═══ Supplied data

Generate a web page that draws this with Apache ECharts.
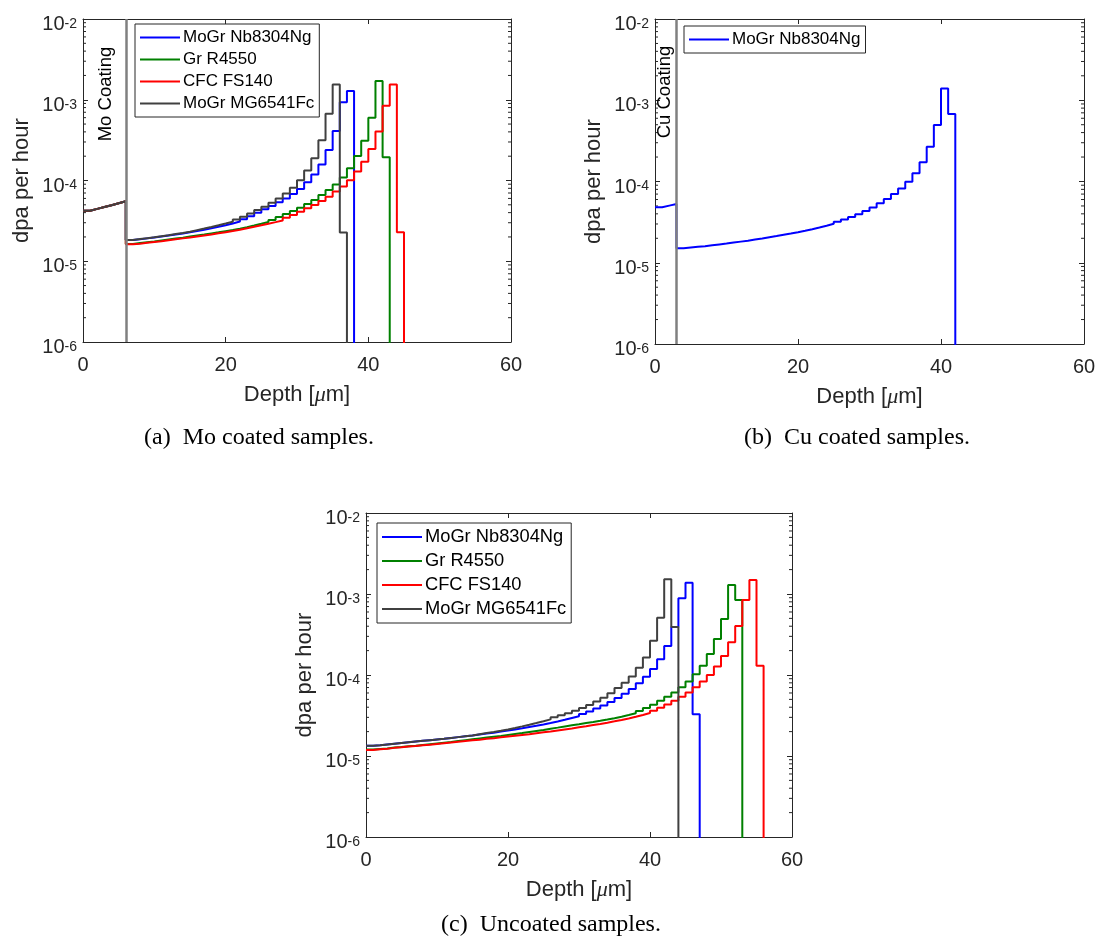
<!DOCTYPE html>
<html>
<head>
<meta charset="utf-8">
<script src="https://cdn.jsdelivr.net/npm/echarts@6/dist/echarts.min.js"></script>
<style>
  html, body { margin: 0; padding: 0; background: #ffffff; }
  #chart { width: 1102px; height: 949px; }
</style>
</head>
<body>
<div id="chart"></div>
<script>
// Damage rate profiles, dpa per hour, in 1 µm depth bins.
// All values below are in units of 1e-5 dpa/h, each array starts at its own first bin.
const BIN = 1;          // µm per bin
const UNIT = 1e-5;      // scale of the stored values
const FLOOR = 1e-9;     // value used to close each profile below the axis

const seriesNames = ['MoGr Nb8304Ng', 'Gr R4550', 'CFC FS140', 'MoGr MG6541Fc'];
const seriesColors = ['#0000ff', '#008000', '#ff0000', '#404040'];

// (a) Mo coated samples: 6 µm of Mo coating followed by the bulk material
const moCoating = [4.23, 4.45, 4.69, 4.95, 5.23, 5.52];
const moNb8304Ng = [1.83, 1.87, 1.92, 1.97, 2.02, 2.08, 2.14, 2.21, 2.28, 2.37, 2.46, 2.56, 2.67, 2.79, 2.93, 3.10,
  3.31, 3.62, 4.00, 4.40, 4.83, 5.37, 6.00, 6.80, 7.85, 9.50, 11.9, 15.8, 23.9, 41.0, 93.0, 128];
const moR4550 = [1.64, 1.68, 1.72, 1.76, 1.81, 1.86, 1.91, 1.96, 2.02, 2.08, 2.14, 2.21, 2.28, 2.36, 2.44, 2.53,
  2.64, 2.77, 2.91, 3.06, 3.24, 3.53, 3.85, 4.19, 4.60, 5.12, 5.74, 6.60, 7.60, 8.95, 10.9, 14.2, 20.1, 31.0, 60.0,
  171, 19.4];
const moFS140 = [1.62, 1.65, 1.69, 1.73, 1.77, 1.82, 1.87, 1.92, 1.97, 2.03, 2.09, 2.15, 2.22, 2.29, 2.37, 2.46,
  2.56, 2.67, 2.79, 2.92, 3.05, 3.20, 3.46, 3.74, 4.11, 4.52, 4.98, 5.57, 6.30, 7.30, 8.40, 10.1, 12.9, 17.1, 24.5,
  40.3, 84.5, 155, 2.28];
const moMG6541Fc = [1.83, 1.88, 1.93, 1.98, 2.04, 2.10, 2.17, 2.24, 2.32, 2.43, 2.54, 2.66, 2.79, 2.93, 3.09, 3.28,
  3.55, 3.90, 4.31, 4.74, 5.30, 6.00, 6.90, 8.15, 10.1, 13.3, 18.8, 31.4, 67.0, 155, 2.27];

// (b) Cu coated samples: 3 µm of Cu coating followed by the bulk material
const cuCoating = [4.81, 5.05, 5.28];
const cuNb8304Ng = [1.51, 1.54, 1.57, 1.60, 1.64, 1.68, 1.72, 1.77, 1.82, 1.87, 1.93, 1.99, 2.06, 2.13, 2.21, 2.29,
  2.38, 2.48, 2.59, 2.72, 2.86, 3.02, 3.20, 3.41, 3.66, 3.96, 4.33, 4.80, 5.40, 6.10, 7.00, 8.20, 9.90, 12.6, 17.2,
  26.8, 49.6, 140, 67.8];

// (c) Uncoated samples
const unNb8304Ng = [1.34, 1.36, 1.39, 1.42, 1.45, 1.48, 1.51, 1.54, 1.57, 1.60, 1.63, 1.67, 1.71, 1.75, 1.79, 1.84,
  1.89, 1.94, 2.00, 2.06, 2.13, 2.20, 2.28, 2.36, 2.45, 2.55, 2.67, 2.80, 2.95, 3.10, 3.30, 3.55, 3.85, 4.20, 4.65,
  5.20, 5.85, 6.70, 7.90, 9.50, 11.9, 15.6, 22.8, 39.0, 88.5, 138, 3.27];
const unR4550 = [1.20, 1.22, 1.24, 1.27, 1.29, 1.32, 1.34, 1.37, 1.40, 1.43, 1.46, 1.49, 1.53, 1.57, 1.61, 1.65,
  1.69, 1.73, 1.77, 1.82, 1.87, 1.92, 1.98, 2.04, 2.10, 2.17, 2.24, 2.32, 2.40, 2.47, 2.55, 2.63, 2.72, 2.82, 2.93,
  3.05, 3.20, 3.37, 3.60, 3.92, 4.30, 4.80, 5.40, 6.10, 7.05, 8.30, 10.2, 13.0, 18.2, 27.8, 49.0, 129, 84.3];
const unFS140 = [1.19, 1.21, 1.23, 1.26, 1.28, 1.31, 1.33, 1.36, 1.38, 1.41, 1.44, 1.47, 1.50, 1.53, 1.56, 1.59,
  1.63, 1.66, 1.70, 1.74, 1.78, 1.82, 1.86, 1.91, 1.96, 2.01, 2.07, 2.13, 2.19, 2.26, 2.33, 2.41, 2.49, 2.58, 2.68,
  2.79, 2.91, 3.05, 3.21, 3.39, 3.62, 3.93, 4.33, 4.82, 5.40, 6.10, 7.05, 8.30, 10.0, 12.7, 17.2, 25.3, 40.3, 84.3,
  149, 13.0];
const unMG6541Fc = [1.34, 1.36, 1.39, 1.42, 1.45, 1.48, 1.51, 1.54, 1.57, 1.60, 1.63, 1.67, 1.71, 1.75, 1.79, 1.86,
  1.92, 1.98, 2.05, 2.13, 2.22, 2.32, 2.43, 2.55, 2.68, 2.83, 3.00, 3.18, 3.38, 3.62, 3.90, 4.25, 4.70, 5.25, 5.95,
  6.90, 8.00, 9.60, 12.3, 16.5, 26.5, 51.0, 152, 39.0];

// Axis ranges and ticks
const DEPTH_MIN = 0, DEPTH_MAX = 60, DEPTH_STEP = 20;
const DPA_MIN = 1e-6, DPA_MAX = 1e-2;
const minorMantissas = [2, 3, 4, 5, 6, 7, 8, 9];
const minorDecades = [-6, -5, -4, -3];

const AXIS_COLOR = '#262626';
const SANS = '"Liberation Sans", Arial, sans-serif';
const SERIF = '"Liberation Serif", "Times New Roman", serif';

// Turns bin values into a staircase that falls off the bottom after the last bin
function stairs(values) {
  const pts = values.map((v, i) => [i * BIN, v * UNIT]);
  pts.push([values.length * BIN, FLOOR]);
  return pts;
}

const minorTickValues = [];
minorDecades.forEach(e => minorMantissas.forEach(m => minorTickValues.push(m * Math.pow(10, e))));

const panels = [
  { grid: { left: 83, top: 19, width: 428, height: 323 } },
  { grid: { left: 655, top: 19, width: 429, height: 325 } },
  { grid: { left: 366, top: 513, width: 426, height: 324 } }
];

const xAxes = [], yAxes = [];
panels.forEach((p, i) => {
  xAxes.push({
    gridIndex: i, type: 'value', min: DEPTH_MIN, max: DEPTH_MAX, interval: DEPTH_STEP,
    position: 'bottom',
    name: 'Depth [{i|μ}m]', nameLocation: 'middle', nameGap: 42,
    nameTextStyle: {
      fontSize: 22, fontFamily: SANS, color: AXIS_COLOR,
      rich: { i: { fontSize: 22, fontFamily: SERIF, fontStyle: 'italic', color: AXIS_COLOR } }
    },
    axisLine: { show: true, onZero: false, lineStyle: { color: AXIS_COLOR, width: 1 } },
    axisTick: { show: true, inside: true, length: 5, lineStyle: { color: AXIS_COLOR } },
    axisLabel: { fontSize: 20, fontFamily: SANS, color: AXIS_COLOR, margin: 13 },
    splitLine: { show: false }
  });
  xAxes.push({
    gridIndex: i, type: 'value', min: DEPTH_MIN, max: DEPTH_MAX, interval: DEPTH_STEP,
    position: 'top',
    axisLine: { show: true, onZero: false, lineStyle: { color: AXIS_COLOR, width: 1 } },
    axisTick: { show: true, inside: true, length: 5, lineStyle: { color: AXIS_COLOR } },
    axisLabel: { show: false },
    splitLine: { show: false }
  });
  yAxes.push({
    gridIndex: i, type: 'log', logBase: 10, min: DPA_MIN, max: DPA_MAX, position: 'left',
    name: 'dpa per hour', nameLocation: 'middle', nameGap: 50,
    nameTextStyle: { fontSize: 22, fontFamily: SANS, color: AXIS_COLOR },
    axisLine: { show: true, onZero: false, lineStyle: { color: AXIS_COLOR, width: 1 } },
    axisTick: { show: true, inside: true, length: 5, lineStyle: { color: AXIS_COLOR } },
    axisLabel: {
      showMinLabel: true, showMaxLabel: true, margin: 6,
      formatter: v => '{b|10}{s|' + Math.round(Math.log10(v)) + '}',
      rich: {
        b: { fontSize: 20, fontFamily: SANS, color: AXIS_COLOR, lineHeight: 20, padding: [11, 0, 0, 0] },
        s: { fontSize: 14, fontFamily: SANS, color: AXIS_COLOR, lineHeight: 14, padding: [8, 0, 0, 0], verticalAlign: 'top' }
      }
    },
    splitLine: { show: false }
  });
  yAxes.push({
    gridIndex: i, type: 'log', logBase: 10, min: DPA_MIN, max: DPA_MAX, position: 'right',
    axisLine: { show: true, onZero: false, lineStyle: { color: AXIS_COLOR, width: 1 } },
    axisTick: { show: true, inside: true, length: 5, lineStyle: { color: AXIS_COLOR } },
    axisLabel: { show: false },
    splitLine: { show: false }
  });
});

function lineSeries(panel, name, color, values, extra) {
  return Object.assign({
    type: 'line', name: name, xAxisIndex: panel * 2, yAxisIndex: panel * 2,
    step: 'end', symbol: 'none', showSymbol: false, clip: true, silent: true,
    lineStyle: { color: color, width: 2 }, itemStyle: { color: color },
    emphasis: { disabled: true },
    data: stairs(values)
  }, extra || {});
}

function boundaryLine(depth) {
  return {
    symbol: 'none', silent: true, animation: false, z: 10,
    label: { show: false },
    lineStyle: { color: '#808080', width: 2.5, type: 'solid' },
    data: [{ xAxis: depth }]
  };
}

// Minor log ticks on both sides of each panel
function minorTicks(panel) {
  return {
    type: 'custom', xAxisIndex: panel * 2, yAxisIndex: panel * 2, silent: true, clip: false, z: 3,
    data: minorTickValues.map(v => [DEPTH_MIN, v]),
    renderItem: (params, api) => {
      const v = api.value(1);
      const l = api.coord([DEPTH_MIN, v]);
      const r = api.coord([DEPTH_MAX, v]);
      const st = { stroke: AXIS_COLOR, lineWidth: 1 };
      return {
        type: 'group', children: [
          { type: 'line', shape: { x1: l[0], y1: l[1], x2: l[0] + 3, y2: l[1] }, style: st },
          { type: 'line', shape: { x1: r[0] - 3, y1: r[1], x2: r[0], y2: r[1] }, style: st }
        ]
      };
    }
  };
}

const moSets = [moNb8304Ng, moR4550, moFS140, moMG6541Fc];
const unSets = [unNb8304Ng, unR4550, unFS140, unMG6541Fc];

const series = [];
moSets.forEach((vals, k) => {
  series.push(lineSeries(0, seriesNames[k], seriesColors[k], moCoating.concat(vals),
    k === moSets.length - 1 ? { markLine: boundaryLine(moCoating.length * BIN) } : null));
});
series.push(lineSeries(1, seriesNames[0], seriesColors[0], cuCoating.concat(cuNb8304Ng),
  { markLine: boundaryLine(cuCoating.length * BIN) }));
unSets.forEach((vals, k) => {
  series.push(lineSeries(2, seriesNames[k], seriesColors[k], vals));
});
[0, 1, 2].forEach(p => series.push(minorTicks(p)));

function legendBox(names, left, top, fontSize, gap) {
  return {
    data: names, orient: 'vertical', left: left, top: top,
    itemWidth: 40, itemHeight: 14, itemGap: gap, padding: [5, 5, 5, 4],
    backgroundColor: '#ffffff', borderColor: AXIS_COLOR, borderWidth: 1,
    selectedMode: false,
    itemStyle: { opacity: 0 },
    lineStyle: { width: 2, opacity: 1 },
    textStyle: { fontSize: fontSize, fontFamily: SANS, color: '#000000', padding: [0, 0, 0, -2] }
  };
}

const option = {
  backgroundColor: '#ffffff',
  animation: false,
  grid: panels.map(p => Object.assign({ containLabel: false }, p.grid)),
  xAxis: xAxes,
  yAxis: yAxes,
  legend: [
    legendBox(seriesNames, 135, 24, 17, 5),
    legendBox([seriesNames[0]], 684, 26, 17, 5),
    legendBox(seriesNames, 377, 523, 18.3, 6)
  ],
  series: series,
  graphic: [
    { type: 'text', x: 106, y: 94, rotation: Math.PI / 2, z: 20,
      style: { text: 'Mo Coating', fontSize: 18.5, fontFamily: SANS, fill: '#000', align: 'center', verticalAlign: 'middle' } },
    { type: 'text', x: 665, y: 92, rotation: Math.PI / 2, z: 20,
      style: { text: 'Cu Coating', fontSize: 18.5, fontFamily: SANS, fill: '#000', align: 'center', verticalAlign: 'middle' } },
    { type: 'text', x: 259, y: 438,
      style: { text: '(a)  Mo coated samples.', fontSize: 24, fontFamily: SERIF, fill: '#000', align: 'center', verticalAlign: 'middle' } },
    { type: 'text', x: 857, y: 438,
      style: { text: '(b)  Cu coated samples.', fontSize: 24, fontFamily: SERIF, fill: '#000', align: 'center', verticalAlign: 'middle' } },
    { type: 'text', x: 551, y: 925,
      style: { text: '(c)  Uncoated samples.', fontSize: 24, fontFamily: SERIF, fill: '#000', align: 'center', verticalAlign: 'middle' } }
  ]
};

const chart = echarts.init(document.getElementById('chart'), null, { renderer: 'canvas' });
chart.setOption(option);
</script>
</body>
</html>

══════

**Brief:** Every line from the start of the listing above through the line with "['#0000ff', '#008000', '#ff0000', '#404040'];" should be repeated exactly; skip the pictures and add nothing else.

**Result below:**
Generate a web page that draws this with Apache ECharts.
<!DOCTYPE html>
<html>
<head>
<meta charset="utf-8">
<script src="https://cdn.jsdelivr.net/npm/echarts@6/dist/echarts.min.js"></script>
<style>
  html, body { margin: 0; padding: 0; background: #ffffff; }
  #chart { width: 1102px; height: 949px; }
</style>
</head>
<body>
<div id="chart"></div>
<script>
// Damage rate profiles, dpa per hour, in 1 µm depth bins.
// All values below are in units of 1e-5 dpa/h, each array starts at its own first bin.
const BIN = 1;          // µm per bin
const UNIT = 1e-5;      // scale of the stored values
const FLOOR = 1e-9;     // value used to close each profile below the axis

const seriesNames = ['MoGr Nb8304Ng', 'Gr R4550', 'CFC FS140', 'MoGr MG6541Fc'];
const seriesColors = ['#0000ff', '#008000', '#ff0000', '#404040'];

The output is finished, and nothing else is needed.